Je pourrais commencer par une accroche tout à fait démagogique: Vous avez envie d’être heureux, lisez la vie de John Muir par Alexis Jenni.

Volontairement, et autant être franche dès le début, le titre, pour moi, c’est « Non » ou « Oh mais noooon » : J’aurais pu devenir millionnaire, j’ai choisi d’être vagabond.
Muir, comme le précise Jenni, avait formulé trois mots dans ses Souvenirs d’enfance et de jeunesse (éditions José Corti, traduction André Fayot): « (…) en être émerveillé »; au chapitre Un, première page, ligne 13, pour être précise. « En être émerveillé »…ce titre m’aurait vraiment plu, foi-de-libraire-qui-n’a-pas-à-se-mêler-des-affaires-éditoriales.

Mais ceci n’est pas bien important, car l’essence de ce texte est sublime, aussi sublime que celle des vastes forêts du Pacifique durant les années 1870.
Quelques pollutions plus tard, j’ai retrouvé, grâce à ce récit de Jenni, le souvenir de cette odeur exaltante des séquoias mêlée à celle du vaste océan furibond. Je marchais le long des chemins du « Muir Woods National Monument » et je bassinais mes deux comparses de randonnée sur cette odeur charnelle, addictive, un peu l’odeur du bonheur voyez-vous. « Vous ressentez? sentez-vous? c’est magnifique! ». Pauvres d’eux, ils avaient embarqué une folle en pleine extase.
Avoir retrouvé cette sensation dans ce bel ouvrage était vraiment un moment particulier de lecture et pas besoin d’avoir sniffé du séquoia géant pour éprouver, vous aussi, ce plaisir indicible en abordant ce récit.

Vous ne connaissez pas John Muir, petit Picte descendu d’Écosse pour suivre l’aventure du père rigoriste? Lisez ce livre. Vous admirez John Muir, un des premiers naturalistes modernes, militant de la protection de la nature et adepte éternel de « la Sauvagerie » et bien lisez ce livre aussi.
J’aurais pu devenir… est une histoire empreinte de générosité et d’humanisme, d’admiration fraternelle et de philosophie des grands espaces.

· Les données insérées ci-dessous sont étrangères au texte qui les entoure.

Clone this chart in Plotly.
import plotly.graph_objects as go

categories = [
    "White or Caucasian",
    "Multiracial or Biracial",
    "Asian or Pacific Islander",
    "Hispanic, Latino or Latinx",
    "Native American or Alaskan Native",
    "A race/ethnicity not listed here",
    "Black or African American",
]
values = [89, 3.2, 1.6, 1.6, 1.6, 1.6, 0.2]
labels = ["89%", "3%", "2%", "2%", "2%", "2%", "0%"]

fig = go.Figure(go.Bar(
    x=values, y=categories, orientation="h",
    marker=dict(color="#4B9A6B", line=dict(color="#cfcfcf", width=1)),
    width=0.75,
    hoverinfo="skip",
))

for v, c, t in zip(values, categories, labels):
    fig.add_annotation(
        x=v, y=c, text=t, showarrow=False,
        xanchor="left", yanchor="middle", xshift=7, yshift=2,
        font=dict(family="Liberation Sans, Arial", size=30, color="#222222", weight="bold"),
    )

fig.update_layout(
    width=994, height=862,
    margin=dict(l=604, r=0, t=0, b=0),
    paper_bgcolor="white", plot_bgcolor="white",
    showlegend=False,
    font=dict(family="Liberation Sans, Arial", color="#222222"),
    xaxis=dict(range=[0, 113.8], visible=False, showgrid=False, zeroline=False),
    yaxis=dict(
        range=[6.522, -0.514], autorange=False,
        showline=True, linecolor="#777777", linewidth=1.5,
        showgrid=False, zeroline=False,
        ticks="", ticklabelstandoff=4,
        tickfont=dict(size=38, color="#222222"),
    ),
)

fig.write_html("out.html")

Lire ce livre, c’est lire l’émerveillement, un émerveillement parfois à haut risque mais Muir vit la nature et nous la fait ressentir dans toute sa puissance. Jenni nous montre un personnage inspirant, un modèle d’aventure qui n’est plus, un homme curieux, inventif, en adéquation totale avec le « Grand Tout », étonné, lui-même, du succès de ses récits.

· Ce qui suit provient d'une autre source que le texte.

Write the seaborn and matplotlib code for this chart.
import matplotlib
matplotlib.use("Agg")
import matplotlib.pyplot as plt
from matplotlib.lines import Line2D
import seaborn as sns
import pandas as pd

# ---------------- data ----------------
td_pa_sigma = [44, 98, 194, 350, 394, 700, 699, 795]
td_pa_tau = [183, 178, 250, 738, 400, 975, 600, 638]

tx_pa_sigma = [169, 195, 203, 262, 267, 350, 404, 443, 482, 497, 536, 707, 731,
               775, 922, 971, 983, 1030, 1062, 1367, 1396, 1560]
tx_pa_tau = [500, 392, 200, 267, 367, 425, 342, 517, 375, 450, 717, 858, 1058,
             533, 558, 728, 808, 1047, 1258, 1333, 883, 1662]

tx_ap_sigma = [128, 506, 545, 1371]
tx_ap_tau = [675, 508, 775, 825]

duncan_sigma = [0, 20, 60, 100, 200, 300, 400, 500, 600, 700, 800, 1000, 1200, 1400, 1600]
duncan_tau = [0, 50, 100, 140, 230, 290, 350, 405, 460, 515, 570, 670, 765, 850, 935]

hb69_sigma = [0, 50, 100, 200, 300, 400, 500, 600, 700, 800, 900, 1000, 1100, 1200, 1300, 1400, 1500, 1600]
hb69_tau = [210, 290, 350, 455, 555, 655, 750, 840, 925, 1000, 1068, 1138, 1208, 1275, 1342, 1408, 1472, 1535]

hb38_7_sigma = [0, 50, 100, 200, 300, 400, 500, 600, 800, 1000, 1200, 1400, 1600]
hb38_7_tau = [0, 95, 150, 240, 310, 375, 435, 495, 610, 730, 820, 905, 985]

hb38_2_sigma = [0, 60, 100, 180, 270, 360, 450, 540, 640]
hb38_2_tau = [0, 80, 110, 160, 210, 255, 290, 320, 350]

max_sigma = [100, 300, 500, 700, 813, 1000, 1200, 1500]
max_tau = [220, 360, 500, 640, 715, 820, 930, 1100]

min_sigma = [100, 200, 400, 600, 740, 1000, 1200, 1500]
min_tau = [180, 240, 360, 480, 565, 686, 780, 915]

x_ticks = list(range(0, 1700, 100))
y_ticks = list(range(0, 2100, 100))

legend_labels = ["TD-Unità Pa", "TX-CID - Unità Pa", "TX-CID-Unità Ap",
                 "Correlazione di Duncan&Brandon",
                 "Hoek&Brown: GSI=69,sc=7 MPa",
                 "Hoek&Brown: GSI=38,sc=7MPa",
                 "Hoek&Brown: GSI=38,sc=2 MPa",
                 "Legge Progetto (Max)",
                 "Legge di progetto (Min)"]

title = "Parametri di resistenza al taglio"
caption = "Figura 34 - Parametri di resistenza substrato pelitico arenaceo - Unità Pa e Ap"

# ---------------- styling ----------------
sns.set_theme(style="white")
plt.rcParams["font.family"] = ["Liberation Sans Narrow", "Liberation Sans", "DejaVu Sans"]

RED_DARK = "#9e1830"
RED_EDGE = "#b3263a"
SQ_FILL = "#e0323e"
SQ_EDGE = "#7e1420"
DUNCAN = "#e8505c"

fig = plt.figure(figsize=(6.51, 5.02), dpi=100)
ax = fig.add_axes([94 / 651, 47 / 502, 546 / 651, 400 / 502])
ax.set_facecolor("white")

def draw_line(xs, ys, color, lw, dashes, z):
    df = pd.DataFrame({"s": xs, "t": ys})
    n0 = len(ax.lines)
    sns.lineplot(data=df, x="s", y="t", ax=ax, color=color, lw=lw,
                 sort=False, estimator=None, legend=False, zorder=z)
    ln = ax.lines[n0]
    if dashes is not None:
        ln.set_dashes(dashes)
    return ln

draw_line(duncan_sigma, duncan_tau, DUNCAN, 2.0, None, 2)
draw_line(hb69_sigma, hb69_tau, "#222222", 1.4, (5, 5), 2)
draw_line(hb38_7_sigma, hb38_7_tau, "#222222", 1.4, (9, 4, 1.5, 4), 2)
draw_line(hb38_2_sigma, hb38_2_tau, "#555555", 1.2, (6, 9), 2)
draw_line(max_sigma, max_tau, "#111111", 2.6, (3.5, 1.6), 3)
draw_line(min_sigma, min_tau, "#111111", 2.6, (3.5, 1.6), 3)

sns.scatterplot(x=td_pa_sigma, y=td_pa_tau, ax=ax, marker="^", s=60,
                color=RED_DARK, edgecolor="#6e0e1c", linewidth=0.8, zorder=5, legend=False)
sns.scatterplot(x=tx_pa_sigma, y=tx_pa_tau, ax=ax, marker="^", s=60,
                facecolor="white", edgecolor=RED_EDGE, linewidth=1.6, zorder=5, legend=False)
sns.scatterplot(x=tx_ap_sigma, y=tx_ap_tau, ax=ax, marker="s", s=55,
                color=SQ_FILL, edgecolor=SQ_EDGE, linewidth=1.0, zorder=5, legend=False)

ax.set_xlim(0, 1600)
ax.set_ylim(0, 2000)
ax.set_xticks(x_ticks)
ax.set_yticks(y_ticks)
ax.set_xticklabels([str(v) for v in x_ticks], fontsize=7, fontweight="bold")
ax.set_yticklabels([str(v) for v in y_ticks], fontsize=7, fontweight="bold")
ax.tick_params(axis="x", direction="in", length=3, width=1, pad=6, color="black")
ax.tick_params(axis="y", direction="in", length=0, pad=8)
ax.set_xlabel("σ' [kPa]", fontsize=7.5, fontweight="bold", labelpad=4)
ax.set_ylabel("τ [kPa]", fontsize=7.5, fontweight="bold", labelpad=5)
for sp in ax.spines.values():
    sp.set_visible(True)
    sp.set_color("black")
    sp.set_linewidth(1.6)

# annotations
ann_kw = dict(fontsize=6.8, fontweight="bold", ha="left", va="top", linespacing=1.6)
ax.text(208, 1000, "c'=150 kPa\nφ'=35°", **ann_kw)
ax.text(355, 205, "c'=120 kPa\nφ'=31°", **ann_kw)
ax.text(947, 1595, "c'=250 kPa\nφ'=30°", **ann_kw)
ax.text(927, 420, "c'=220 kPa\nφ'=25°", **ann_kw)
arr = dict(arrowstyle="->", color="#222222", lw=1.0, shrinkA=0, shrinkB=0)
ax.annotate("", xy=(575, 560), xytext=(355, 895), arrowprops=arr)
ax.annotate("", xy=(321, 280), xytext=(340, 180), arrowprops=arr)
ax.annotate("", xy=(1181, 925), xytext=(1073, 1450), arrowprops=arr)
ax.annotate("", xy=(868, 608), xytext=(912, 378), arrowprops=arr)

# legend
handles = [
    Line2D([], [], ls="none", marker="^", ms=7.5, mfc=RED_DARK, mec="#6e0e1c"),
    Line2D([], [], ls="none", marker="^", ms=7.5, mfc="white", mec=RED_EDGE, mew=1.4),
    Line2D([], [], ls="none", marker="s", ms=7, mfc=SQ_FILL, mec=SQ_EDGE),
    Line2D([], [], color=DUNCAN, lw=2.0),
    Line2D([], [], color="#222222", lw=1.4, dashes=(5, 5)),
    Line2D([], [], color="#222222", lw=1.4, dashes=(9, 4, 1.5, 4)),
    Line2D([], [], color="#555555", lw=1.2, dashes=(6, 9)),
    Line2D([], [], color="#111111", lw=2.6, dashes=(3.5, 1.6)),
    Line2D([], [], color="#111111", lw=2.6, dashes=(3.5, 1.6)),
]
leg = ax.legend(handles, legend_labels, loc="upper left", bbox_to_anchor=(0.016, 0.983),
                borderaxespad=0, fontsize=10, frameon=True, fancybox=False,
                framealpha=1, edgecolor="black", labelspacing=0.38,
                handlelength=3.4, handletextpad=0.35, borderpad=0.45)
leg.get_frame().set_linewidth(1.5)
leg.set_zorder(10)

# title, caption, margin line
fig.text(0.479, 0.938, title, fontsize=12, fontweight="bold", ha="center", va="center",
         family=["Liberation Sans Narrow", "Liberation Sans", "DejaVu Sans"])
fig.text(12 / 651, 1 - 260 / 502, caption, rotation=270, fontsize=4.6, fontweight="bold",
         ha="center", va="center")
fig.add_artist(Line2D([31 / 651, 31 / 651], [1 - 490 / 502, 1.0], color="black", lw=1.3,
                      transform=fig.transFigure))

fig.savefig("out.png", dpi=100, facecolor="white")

Alexis Jenni nous dépeint une figure mythique, justement sans en faire un être au-dessus de tout mais bel et bien un humble humain pacifiste admirant la beauté naturelle du monde.
Si Muir était encore de ce monde, il aurait pu être comme un Christian Bobin en goguette 😉

Je vous laisse avec ce mot qui me fait face depuis quelques années…et c’est tout le bien que je vous souhaite:
« Climb the mountains and get their good tidings. Nature’s peace will flow into you as sunshine flows into trees » – John Muir (1838-1914).

Coup de ❤️ forever.

Fanny.

J’aurais pu devenir millionnaire, j’ai choisi d’être vagabond, Alexis Jenni, éditions Paulsen, 220p., 21€.